WRITTEN REQUEST: With the images removed, repeat the data below exactly.
● ● ●
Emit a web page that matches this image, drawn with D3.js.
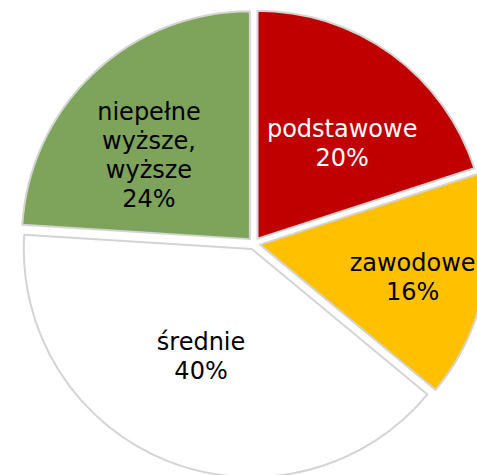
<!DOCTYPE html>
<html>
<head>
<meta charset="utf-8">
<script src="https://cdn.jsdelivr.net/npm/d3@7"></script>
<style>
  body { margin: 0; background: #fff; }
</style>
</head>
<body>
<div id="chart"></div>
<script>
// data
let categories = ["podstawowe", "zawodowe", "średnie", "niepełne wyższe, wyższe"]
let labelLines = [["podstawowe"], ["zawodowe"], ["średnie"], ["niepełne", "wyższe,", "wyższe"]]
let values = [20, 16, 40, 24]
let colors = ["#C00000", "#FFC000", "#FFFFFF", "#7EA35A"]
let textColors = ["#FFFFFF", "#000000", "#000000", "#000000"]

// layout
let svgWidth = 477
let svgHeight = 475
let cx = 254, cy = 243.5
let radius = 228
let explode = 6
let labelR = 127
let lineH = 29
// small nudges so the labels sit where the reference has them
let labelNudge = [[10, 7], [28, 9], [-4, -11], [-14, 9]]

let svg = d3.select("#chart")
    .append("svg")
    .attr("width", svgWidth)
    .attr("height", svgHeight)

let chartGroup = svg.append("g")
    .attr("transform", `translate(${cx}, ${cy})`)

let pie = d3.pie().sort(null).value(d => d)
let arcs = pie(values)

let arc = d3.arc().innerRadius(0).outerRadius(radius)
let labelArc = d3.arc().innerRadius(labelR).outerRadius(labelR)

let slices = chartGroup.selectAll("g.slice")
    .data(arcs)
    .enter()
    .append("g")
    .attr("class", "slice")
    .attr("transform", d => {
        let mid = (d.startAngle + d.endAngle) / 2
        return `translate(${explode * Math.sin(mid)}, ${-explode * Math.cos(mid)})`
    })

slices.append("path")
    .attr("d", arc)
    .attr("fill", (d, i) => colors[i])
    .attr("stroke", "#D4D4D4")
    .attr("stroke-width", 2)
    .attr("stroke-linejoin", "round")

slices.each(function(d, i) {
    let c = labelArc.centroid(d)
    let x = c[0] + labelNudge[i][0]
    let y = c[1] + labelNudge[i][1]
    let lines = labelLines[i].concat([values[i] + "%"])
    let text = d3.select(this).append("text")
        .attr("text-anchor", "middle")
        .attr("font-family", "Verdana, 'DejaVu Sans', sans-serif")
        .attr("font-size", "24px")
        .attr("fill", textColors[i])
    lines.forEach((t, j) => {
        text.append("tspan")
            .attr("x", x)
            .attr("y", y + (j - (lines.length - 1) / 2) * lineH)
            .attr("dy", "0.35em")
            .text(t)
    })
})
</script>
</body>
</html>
● ● ●
CORRECT RESPONSE:
Emit a web page that matches this image, drawn with D3.js.
<!DOCTYPE html>
<html>
<head>
<meta charset="utf-8">
<script src="https://cdn.jsdelivr.net/npm/d3@7"></script>
<style>
  body { margin: 0; background: #fff; }
</style>
</head>
<body>
<div id="chart"></div>
<script>
// data
let categories = ["podstawowe", "zawodowe", "średnie", "niepełne wyższe, wyższe"]
let labelLines = [["podstawowe"], ["zawodowe"], ["średnie"], ["niepełne", "wyższe,", "wyższe"]]
let values = [20, 16, 40, 24]
let colors = ["#C00000", "#FFC000", "#FFFFFF", "#7EA35A"]
let textColors = ["#FFFFFF", "#000000", "#000000", "#000000"]

// layout
let svgWidth = 477
let svgHeight = 475
let cx = 254, cy = 243.5
let radius = 228
let explode = 6
let labelR = 127
let lineH = 29
// small nudges so the labels sit where the reference has them
let labelNudge = [[10, 7], [28, 9], [-4, -11], [-14, 9]]

let svg = d3.select("#chart")
    .append("svg")
    .attr("width", svgWidth)
    .attr("height", svgHeight)

let chartGroup = svg.append("g")
    .attr("transform", `translate(${cx}, ${cy})`)

let pie = d3.pie().sort(null).value(d => d)
let arcs = pie(values)

let arc = d3.arc().innerRadius(0).outerRadius(radius)
let labelArc = d3.arc().innerRadius(labelR).outerRadius(labelR)

let slices = chartGroup.selectAll("g.slice")
    .data(arcs)
    .enter()
    .append("g")
    .attr("class", "slice")
    .attr("transform", d => {
        let mid = (d.startAngle + d.endAngle) / 2
        return `translate(${explode * Math.sin(mid)}, ${-explode * Math.cos(mid)})`
    })

slices.append("path")
    .attr("d", arc)
    .attr("fill", (d, i) => colors[i])
    .attr("stroke", "#D4D4D4")
    .attr("stroke-width", 2)
    .attr("stroke-linejoin", "round")

slices.each(function(d, i) {
    let c = labelArc.centroid(d)
    let x = c[0] + labelNudge[i][0]
    let y = c[1] + labelNudge[i][1]
    let lines = labelLines[i].concat([values[i] + "%"])
    let text = d3.select(this).append("text")
        .attr("text-anchor", "middle")
        .attr("font-family", "Verdana, 'DejaVu Sans', sans-serif")
        .attr("font-size", "24px")
        .attr("fill", textColors[i])
    lines.forEach((t, j) => {
        text.append("tspan")
            .attr("x", x)
            .attr("y", y + (j - (lines.length - 1) / 2) * lineH)
            .attr("dy", "0.35em")
            .text(t)
    })
})
</script>
</body>
</html>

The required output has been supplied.